= Phormio =

5th-century BCE Athenian general

Phormio (Φορμίων Phormion, gen.: Φορμίωνος), the son of Asopius, was an Athenian general and admiral before and during the Peloponnesian War. A talented naval commander, Phormio commanded at several famous Athenian victories in 428 BC, and was honoured after his death with a statue on the acropolis and a state funeral. He is considered one of Athens' many great admirals, alongside Themistocles and Cimon.

==Early commands==
Phormio first appears in the historical record in 440 BC, when he shared with Thucydides, Hagnon, and others the command of the Athenian fleet in the later part of the Samian War. In 432 BC, he commanded a force of 1600 hoplites sent to assist in the siege of Potidaea. Phormio led his men up slowly from the side of the city that the Athenians had not yet surrounded and constructed a counter-wall to complete Potidaea's investment. After Potidaea was firmly besieged, Phormio led his men in a successful campaign against Athens' enemies in the Chalcidice, and in the next year he again led an army attacking the Chalcidians, this time alongside Perdiccas II, king of Macedon.

==Naupactus==
In the winter of 429/8 BC, Phormio was sent out to the Corinthian Gulf as commander of a fleet of 20 triremes; establishing his base at Naupactus, Phormio instituted a blockade of Corinthian shipping. In the summer of 429 BC, however, Sparta began preparing a sizeable fleet and army to attack Athens' allies in the region, hoping to overrun Acarnania on land, capture the islands of Zacynthus and Cephallenia, and possibly even take Naupactus.

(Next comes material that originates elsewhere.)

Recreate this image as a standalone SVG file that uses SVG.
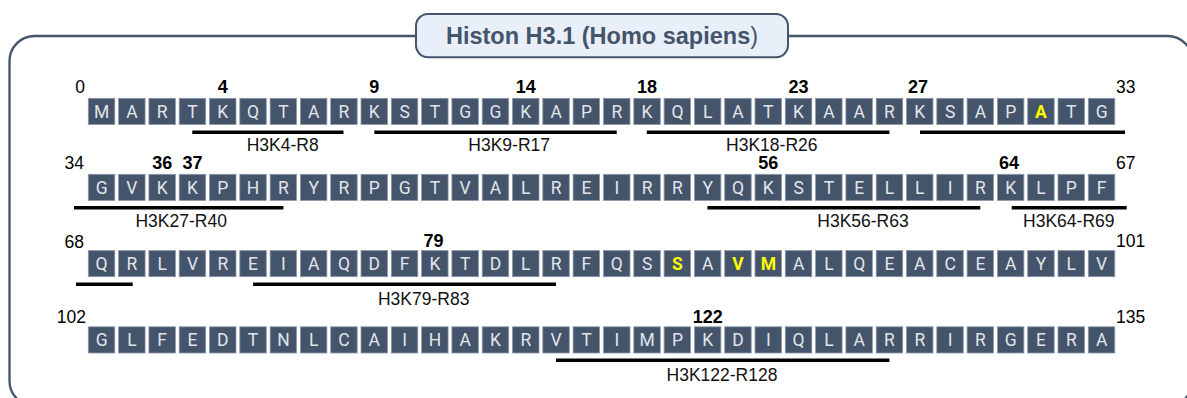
<svg xmlns="http://www.w3.org/2000/svg" xmlns:xlink="http://www.w3.org/1999/xlink" width="1187" height="398" viewBox="0 0 1187 398">
<style>
.bx{fill:#44546a;stroke:#8f9aab;stroke-width:0.8}
.aa{font-family:Roboto,"Liberation Sans",sans-serif;font-size:17.5px;fill:#e1e5eb;text-anchor:middle}
.hl{fill:#ffff00;font-weight:bold}
.num{font-family:"Liberation Sans",Arial,sans-serif;font-size:17.5px;fill:#000}
.bn{font-family:"Liberation Sans",Arial,sans-serif;font-size:18px;font-weight:bold;fill:#000;text-anchor:middle}
.lbl{font-family:"Liberation Sans",Arial,sans-serif;font-size:17.5px;fill:#111;text-anchor:middle}
.bar{stroke:#000;stroke-width:3.5;fill:none}
</style>
<defs><rect id="b" class="bx" width="26.5" height="26.2"/></defs>

<g id="frame">
<rect x="9.5" y="36" width="1183" height="370" rx="25" ry="25" fill="#fff" stroke="#44546a" stroke-width="2.3"/>
</g>
<g id="title">
<rect x="416" y="14" width="372" height="43.3" rx="12" ry="12" fill="#e9eff8" stroke="#44546a" stroke-width="2"/>
<text x="602" y="44" font-family="'Liberation Sans',Arial,sans-serif" font-size="23.5" font-weight="bold" fill="#44546a" text-anchor="middle">Histon H3.1 (Homo sapiens<tspan font-weight="normal">)</tspan></text>
</g>

<g id="row1" transform="translate(0,98.3)">
<use href="#b" x="88.3"/><use href="#b" x="118.6"/><use href="#b" x="148.9"/><use href="#b" x="179.2"/><use href="#b" x="209.5"/><use href="#b" x="239.8"/><use href="#b" x="270.1"/><use href="#b" x="300.4"/><use href="#b" x="330.7"/><use href="#b" x="361"/><use href="#b" x="391.3"/><use href="#b" x="421.6"/><use href="#b" x="451.9"/><use href="#b" x="482.2"/><use href="#b" x="512.5"/><use href="#b" x="542.8"/><use href="#b" x="573.1"/><use href="#b" x="603.5"/><use href="#b" x="633.8"/><use href="#b" x="664.1"/><use href="#b" x="694.4"/><use href="#b" x="724.7"/><use href="#b" x="755"/><use href="#b" x="785.3"/><use href="#b" x="815.6"/><use href="#b" x="845.9"/><use href="#b" x="876.2"/><use href="#b" x="906.5"/><use href="#b" x="936.8"/><use href="#b" x="967.1"/><use href="#b" x="997.4"/><use href="#b" x="1027.7"/><use href="#b" x="1058"/><use href="#b" x="1088.3"/>
<text class="aa" y="19.6"><tspan x="101.6">M</tspan><tspan x="131.9">A</tspan><tspan x="162.2">R</tspan><tspan x="192.5">T</tspan><tspan x="222.8">K</tspan><tspan x="253.1">Q</tspan><tspan x="283.4">T</tspan><tspan x="313.7">A</tspan><tspan x="344">R</tspan><tspan x="374.3">K</tspan><tspan x="404.6">S</tspan><tspan x="434.9">T</tspan><tspan x="465.2">G</tspan><tspan x="495.5">G</tspan><tspan x="525.8">K</tspan><tspan x="556.1">A</tspan><tspan x="586.4">P</tspan><tspan x="616.8">R</tspan><tspan x="647.1">K</tspan><tspan x="677.4">Q</tspan><tspan x="707.7">L</tspan><tspan x="738">A</tspan><tspan x="768.3">T</tspan><tspan x="798.6">K</tspan><tspan x="828.9">A</tspan><tspan x="859.2">A</tspan><tspan x="889.5">R</tspan><tspan x="919.8">K</tspan><tspan x="950.1">S</tspan><tspan x="980.4">A</tspan><tspan x="1010.7">P</tspan><tspan x="1041" class="hl">A</tspan><tspan x="1071.3">T</tspan><tspan x="1101.6">G</tspan></text>
<text class="num" x="85" y="-5" text-anchor="end">0</text>
<text class="num" x="1116" y="-5">33</text>
<text class="bn" y="-5"><tspan x="222.8">4</tspan><tspan x="374.3">9</tspan><tspan x="525.8">14</tspan><tspan x="647.1">18</tspan><tspan x="798.6">23</tspan><tspan x="918">27</tspan></text>
</g>

<g id="row2" transform="translate(0,174.3)">
<use href="#b" x="88.3"/><use href="#b" x="118.6"/><use href="#b" x="148.9"/><use href="#b" x="179.2"/><use href="#b" x="209.5"/><use href="#b" x="239.8"/><use href="#b" x="270.1"/><use href="#b" x="300.4"/><use href="#b" x="330.7"/><use href="#b" x="361"/><use href="#b" x="391.3"/><use href="#b" x="421.6"/><use href="#b" x="451.9"/><use href="#b" x="482.2"/><use href="#b" x="512.5"/><use href="#b" x="542.8"/><use href="#b" x="573.1"/><use href="#b" x="603.5"/><use href="#b" x="633.8"/><use href="#b" x="664.1"/><use href="#b" x="694.4"/><use href="#b" x="724.7"/><use href="#b" x="755"/><use href="#b" x="785.3"/><use href="#b" x="815.6"/><use href="#b" x="845.9"/><use href="#b" x="876.2"/><use href="#b" x="906.5"/><use href="#b" x="936.8"/><use href="#b" x="967.1"/><use href="#b" x="997.4"/><use href="#b" x="1027.7"/><use href="#b" x="1058"/><use href="#b" x="1088.3"/>
<text class="aa" y="19.6"><tspan x="101.6">G</tspan><tspan x="131.9">V</tspan><tspan x="162.2">K</tspan><tspan x="192.5">K</tspan><tspan x="222.8">P</tspan><tspan x="253.1">H</tspan><tspan x="283.4">R</tspan><tspan x="313.7">Y</tspan><tspan x="344">R</tspan><tspan x="374.3">P</tspan><tspan x="404.6">G</tspan><tspan x="434.9">T</tspan><tspan x="465.2">V</tspan><tspan x="495.5">A</tspan><tspan x="525.8">L</tspan><tspan x="556.1">R</tspan><tspan x="586.4">E</tspan><tspan x="616.8">I</tspan><tspan x="647.1">R</tspan><tspan x="677.4">R</tspan><tspan x="707.7">Y</tspan><tspan x="738">Q</tspan><tspan x="768.3">K</tspan><tspan x="798.6">S</tspan><tspan x="828.9">T</tspan><tspan x="859.2">E</tspan><tspan x="889.5">L</tspan><tspan x="919.8">L</tspan><tspan x="950.1">I</tspan><tspan x="980.4">R</tspan><tspan x="1010.7">K</tspan><tspan x="1041">L</tspan><tspan x="1071.3">P</tspan><tspan x="1101.6">F</tspan></text>
<text class="num" x="84" y="-5" text-anchor="end">34</text>
<text class="num" x="1116" y="-5">67</text>
<text class="bn" y="-5"><tspan x="162.2">36</tspan><tspan x="192.5">37</tspan><tspan x="768.3">56</tspan><tspan x="1009">64</tspan></text>
</g>

<g id="row3" transform="translate(0,250.5)">
<use href="#b" x="88.3"/><use href="#b" x="118.6"/><use href="#b" x="148.9"/><use href="#b" x="179.2"/><use href="#b" x="209.5"/><use href="#b" x="239.8"/><use href="#b" x="270.1"/><use href="#b" x="300.4"/><use href="#b" x="330.7"/><use href="#b" x="361"/><use href="#b" x="391.3"/><use href="#b" x="421.6"/><use href="#b" x="451.9"/><use href="#b" x="482.2"/><use href="#b" x="512.5"/><use href="#b" x="542.8"/><use href="#b" x="573.1"/><use href="#b" x="603.5"/><use href="#b" x="633.8"/><use href="#b" x="664.1"/><use href="#b" x="694.4"/><use href="#b" x="724.7"/><use href="#b" x="755"/><use href="#b" x="785.3"/><use href="#b" x="815.6"/><use href="#b" x="845.9"/><use href="#b" x="876.2"/><use href="#b" x="906.5"/><use href="#b" x="936.8"/><use href="#b" x="967.1"/><use href="#b" x="997.4"/><use href="#b" x="1027.7"/><use href="#b" x="1058"/><use href="#b" x="1088.3"/>
<text class="aa" y="19.6"><tspan x="101.6">Q</tspan><tspan x="131.9">R</tspan><tspan x="162.2">L</tspan><tspan x="192.5">V</tspan><tspan x="222.8">R</tspan><tspan x="253.1">E</tspan><tspan x="283.4">I</tspan><tspan x="313.7">A</tspan><tspan x="344">Q</tspan><tspan x="374.3">D</tspan><tspan x="404.6">F</tspan><tspan x="434.9">K</tspan><tspan x="465.2">T</tspan><tspan x="495.5">D</tspan><tspan x="525.8">L</tspan><tspan x="556.1">R</tspan><tspan x="586.4">F</tspan><tspan x="616.8">Q</tspan><tspan x="647.1">S</tspan><tspan x="677.4" class="hl">S</tspan><tspan x="707.7">A</tspan><tspan x="738" class="hl">V</tspan><tspan x="768.3" class="hl">M</tspan><tspan x="798.6">A</tspan><tspan x="828.9">L</tspan><tspan x="859.2">Q</tspan><tspan x="889.5">E</tspan><tspan x="919.8">A</tspan><tspan x="950.1">C</tspan><tspan x="980.4">E</tspan><tspan x="1010.7">A</tspan><tspan x="1041">Y</tspan><tspan x="1071.3">L</tspan><tspan x="1101.6">V</tspan></text>
<text class="num" x="84" y="-3" text-anchor="end">68</text>
<text class="num" x="1116" y="-4">101</text>
<text class="bn" y="-3.5"><tspan x="433.5">79</tspan></text>
</g>

<g id="row4" transform="translate(0,326.8)">
<use href="#b" x="88.3"/><use href="#b" x="118.6"/><use href="#b" x="148.9"/><use href="#b" x="179.2"/><use href="#b" x="209.5"/><use href="#b" x="239.8"/><use href="#b" x="270.1"/><use href="#b" x="300.4"/><use href="#b" x="330.7"/><use href="#b" x="361"/><use href="#b" x="391.3"/><use href="#b" x="421.6"/><use href="#b" x="451.9"/><use href="#b" x="482.2"/><use href="#b" x="512.5"/><use href="#b" x="542.8"/><use href="#b" x="573.1"/><use href="#b" x="603.5"/><use href="#b" x="633.8"/><use href="#b" x="664.1"/><use href="#b" x="694.4"/><use href="#b" x="724.7"/><use href="#b" x="755"/><use href="#b" x="785.3"/><use href="#b" x="815.6"/><use href="#b" x="845.9"/><use href="#b" x="876.2"/><use href="#b" x="906.5"/><use href="#b" x="936.8"/><use href="#b" x="967.1"/><use href="#b" x="997.4"/><use href="#b" x="1027.7"/><use href="#b" x="1058"/><use href="#b" x="1088.3"/>
<text class="aa" y="19.6"><tspan x="101.6">G</tspan><tspan x="131.9">L</tspan><tspan x="162.2">F</tspan><tspan x="192.5">E</tspan><tspan x="222.8">D</tspan><tspan x="253.1">T</tspan><tspan x="283.4">N</tspan><tspan x="313.7">L</tspan><tspan x="344">C</tspan><tspan x="374.3">A</tspan><tspan x="404.6">I</tspan><tspan x="434.9">H</tspan><tspan x="465.2">A</tspan><tspan x="495.5">K</tspan><tspan x="525.8">R</tspan><tspan x="556.1">V</tspan><tspan x="586.4">T</tspan><tspan x="616.8">I</tspan><tspan x="647.1">M</tspan><tspan x="677.4">P</tspan><tspan x="707.7">K</tspan><tspan x="738">D</tspan><tspan x="768.3">I</tspan><tspan x="798.6">Q</tspan><tspan x="828.9">L</tspan><tspan x="859.2">A</tspan><tspan x="889.5">R</tspan><tspan x="919.8">R</tspan><tspan x="950.1">I</tspan><tspan x="980.4">R</tspan><tspan x="1010.7">G</tspan><tspan x="1041">E</tspan><tspan x="1071.3">R</tspan><tspan x="1101.6">A</tspan></text>
<text class="num" x="86" y="-4.2" text-anchor="end">102</text>
<text class="num" x="1116" y="-4.2">135</text>
<text class="bn" y="-4.2"><tspan x="707.7">122</tspan></text>
</g>

<g id="connectors">
<path class="bar" d="M192.3 132.2H343.5M374.3 132.2H616.7M646.8 132.2H889.4M920 132.2H1125"/>
<path class="bar" d="M74 207.7H283.4M707.4 207.7H980.3M1011.7 207.7H1126.7"/>
<path class="bar" d="M76 284.3H132.7M253.1 284.3H556"/>
<path class="bar" d="M556 360.3H889.4"/>
</g>

<g id="labels">
<text class="lbl" x="282.7" y="151">H3K4-R8</text>
<text class="lbl" x="509.2" y="151">H3K9-R17</text>
<text class="lbl" x="771.8" y="151">H3K18-R26</text>
<text class="lbl" x="181.2" y="227">H3K27-R40</text>
<text class="lbl" x="863" y="227">H3K56-R63</text>
<text class="lbl" x="1068.8" y="227">H3K64-R69</text>
<text class="lbl" x="423.7" y="305">H3K79-R83</text>
<text class="lbl" x="722" y="380.7">H3K122-R128</text>
</g>
</svg>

Phormio was notified of these plans by the concerned Acarnanians, but was initially unwilling to leave Naupactus unprotected. When the Peloponnesian fleet began moving along the south shore of the Corinthian gulf, however, aiming to cross over to Acarnania, the Athenians followed along the north shore and attacked them once they passed out of the Gulf into the open sea and attempted to cross from the south to the north.

In the ensuing battle, Phormio utilized a unique and unorthodox tactic. The Peloponnesians, despite their superior numbers (they had 47 ships to the Athenians' 20, although many of their vessels were loaded with heavy infantry) pulled their ships into a defensive circle, prows facing outwards. Phormio with his ships circled around the Peloponnesian fleet, driving the circle ever tighter. The tactic was a risky one—it left the Athenians' flanks utterly vulnerable to ramming—but it paid off when a wind blew up and caused the inexperienced crews of the circled vessels to foul their oars. In this moment of confusion, the Athenians rushed in and routed the remaining ships of the fleet, seizing 12 of them.

In a second battle shortly after this, Phormio and his small force triumphed against an even larger Peloponnesian fleet of 77 ships. Drawn into the narrow waters of the Corinthian gulf to protect Naupactus, the Athenians were initially routed and divided, but 11 Athenian ships which were pursued into Naupactus were able to turn about on their pursuers and defeat the numerically superior force opposite them. This victory preserved Athenian naval supremacy in the Gulf and put an end to Peloponnesian attempts to challenge it during this period of the war.

==Legacy==
After a single land campaign in 428 BC in Acarnania, Phormio is not recorded as having held command again. In his few years of activity, however, he had left a deep imprint on the early course of the Peloponnesian War. An Athenian defeat in the Corinthian Gulf in 429/8 BC would have been a devastating blow to Athens' influence in the Greek north-east, and to the city's reputation for naval invincibility. After his death, the Athenians commemorated his service to the state by erecting a statue of him on the acropolis and burying his body in the state cemetery.

Phormio's son, named Asopius after his grandfather, also commanded a naval expedition during the war.